Once the case study reads as an argument, it needs a permanent home. A slide deck or a social post is rented ground; the layout and the reach belong to a platform that can change the rules the day you need it most. A site you control is the only version of the work that keeps working when a feed does not. Folio is one hosted way to do that, and the name is a small joke about the word portfolio itself. One account gives you a portfolio site, a resume with a deterministic ATS score, and a contact inbox for the people who find the work. On the free plan you sit on portfolio.wrxstack.com/yourname with a small Made with Folio badge and the full theme gallery on the paid tier, while the resume export downloads as PDF and DOCX at no cost and with no watermark.
Whatever you build it with, hold the standard constant: every case study is an argument, the reasoning is the content, and the screens are the evidence. Get that right and three projects are enough to carry a whole portfolio.
Frequently asked questions
How many case studies should a UX portfolio have?
Three strong case studies are usually enough, and often better than six. A reviewer reads for depth, not volume, so a portfolio of three projects that each defend real decisions will beat one that displays a dozen at a shallow level. Add a fourth only when it shows a genuinely different kind of problem or context.
What should a UX case study include?
Four things: the problem and who had it, the constraints you worked inside, the two or three decisions that shaped the result along with what you rejected, and the measured outcome with its baseline and method. Everything else on the page is evidence for one of those four or it can be cut.

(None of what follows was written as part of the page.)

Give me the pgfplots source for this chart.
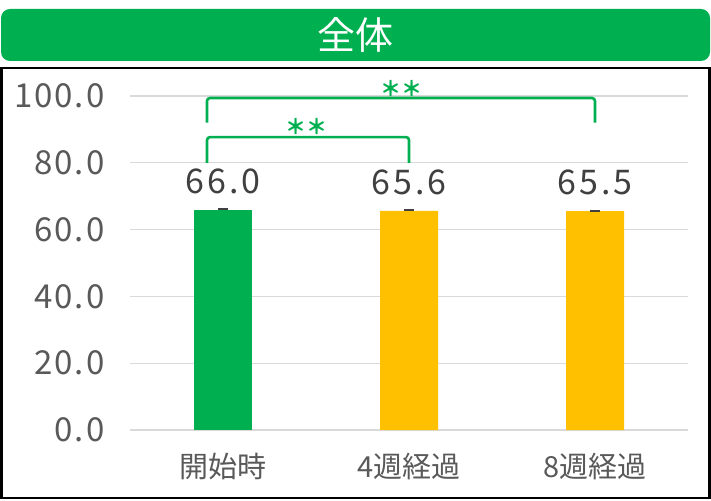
\documentclass[border=0pt]{standalone}
\usepackage{fontspec}
\setmainfont{Noto Sans CJK JP}
\newfontfamily\tickfont[LetterSpace=6]{Noto Sans CJK JP}
\newfontfamily\valfont[LetterSpace=9]{Noto Sans CJK JP}
\usepackage{pgfplots}
\pgfplotsset{compat=1.18}
\definecolor{barGreen}{HTML}{00B050}
\definecolor{barOrange}{HTML}{FFC000}
\definecolor{tickGray}{HTML}{595959}
\definecolor{gridGray}{HTML}{D9D9D9}
\definecolor{labelGray}{HTML}{404040}

\begin{document}
\begin{tikzpicture}[x=1pt,y=1pt]
\path[use as bounding box] (0,0) rectangle (711,500);
% title bar
\fill[barGreen, rounded corners=9pt] (1,439) rectangle (710,491);
\node[text=white, font=\fontsize{38}{44}\selectfont] at (355.5,465) {全体};
% frame
\draw[black, line width=2.2pt] (1.5,2) rectangle (709.5,432);
\begin{axis}[
  at={(130pt,70pt)}, anchor=south west,
  scale only axis, width=558pt, height=334pt,
  xmin=-0.5, xmax=2.5, ymin=0, ymax=100,
  clip=false,
  axis line style={draw=none},
  major tick length=0pt,
  ymajorgrids, grid style={gridGray, line width=1.3pt},
  ytick={0,20,40,60,80,100},
  yticklabel style={/pgf/number format/fixed, /pgf/number format/fixed zerofill,
    /pgf/number format/precision=1, text=tickGray,
    font=\tickfont\fontsize{33}{36}\selectfont, xshift=-22pt},
  /pgf/number format/assume math mode=true,
  xtick={0,1,2}, xticklabels={開始時,4週経過,8週経過},
  xticklabel style={text=tickGray, font=\fontsize{29}{32}\selectfont, yshift=-20pt},
  nodes near coords={\pgfmathprintnumber[fixed,fixed zerofill,precision=1]{\pgfplotspointmeta}},
  nodes near coords style={text=labelGray, font=\valfont\fontsize{34}{38}\selectfont, anchor=base, yshift=16.5pt},
]
\addplot[ybar, bar width=58pt, bar shift=0pt, fill=barGreen, draw=none,
  error bars/.cd, y dir=plus, y explicit,
  error bar style={draw=labelGray, line width=1.5pt},
  error mark options={rotate=90, mark size=5pt, line width=2pt, draw=labelGray}]
  coordinates {(0,66.0) +- (0,0.2)};
\addplot[ybar, bar width=58pt, bar shift=0pt, fill=barOrange, draw=none,
  error bars/.cd, y dir=plus, y explicit,
  error bar style={draw=labelGray, line width=1.5pt},
  error mark options={rotate=90, mark size=5pt, line width=2pt, draw=labelGray}]
  coordinates {(1,65.6) +- (0,0.2) (2,65.5) +- (0,0.2)};
% significance brackets
\addplot[barGreen, line width=2.6pt, rounded corners=3pt, no marks, nodes near coords={}, forget plot]
  coordinates {(-0.086,80) (-0.086,87.7) (1.0,87.7) (1.0,80)};
\addplot[barGreen, line width=2.6pt, rounded corners=3pt, no marks, nodes near coords={}, forget plot]
  coordinates {(-0.086,92) (-0.086,99.4) (2.0,99.4) (2.0,92)};
\node[text=barGreen, font=\bfseries\fontsize{21}{24}\selectfont] at (axis cs:0.45,90.8) {＊＊};
\node[text=barGreen, font=\bfseries\fontsize{21}{24}\selectfont] at (axis cs:0.96,102.2) {＊＊};
\end{axis}
\end{tikzpicture}
\end{document}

How long should a UX case study be?
Long enough to defend two or three decisions and no longer. In practice that is a page a reviewer can skim in a couple of minutes and read in full in five or six. Length is not the goal; a reader should be able to get the point from the headings alone and the depth from the body if they want it.
What if I cannot share metrics from my project?
Say so, and describe the signal you did have. Not every project produces a clean number, and inventing one is the fastest way to lose a reviewer who has seen the pattern before. A qualitative outcome, an honest note on what could not be measured, or a decision the work changed are all legitimate ways to close.
Can I write a case study for a project that never shipped?
Yes. A project that stopped before launch can still show that you found a real problem and reasoned through it, which is what a reviewer is buying. Frame the outcome as the decision it informed or the learning it produced, and be direct about why it did not ship. Honesty about that reads as maturity, not weakness.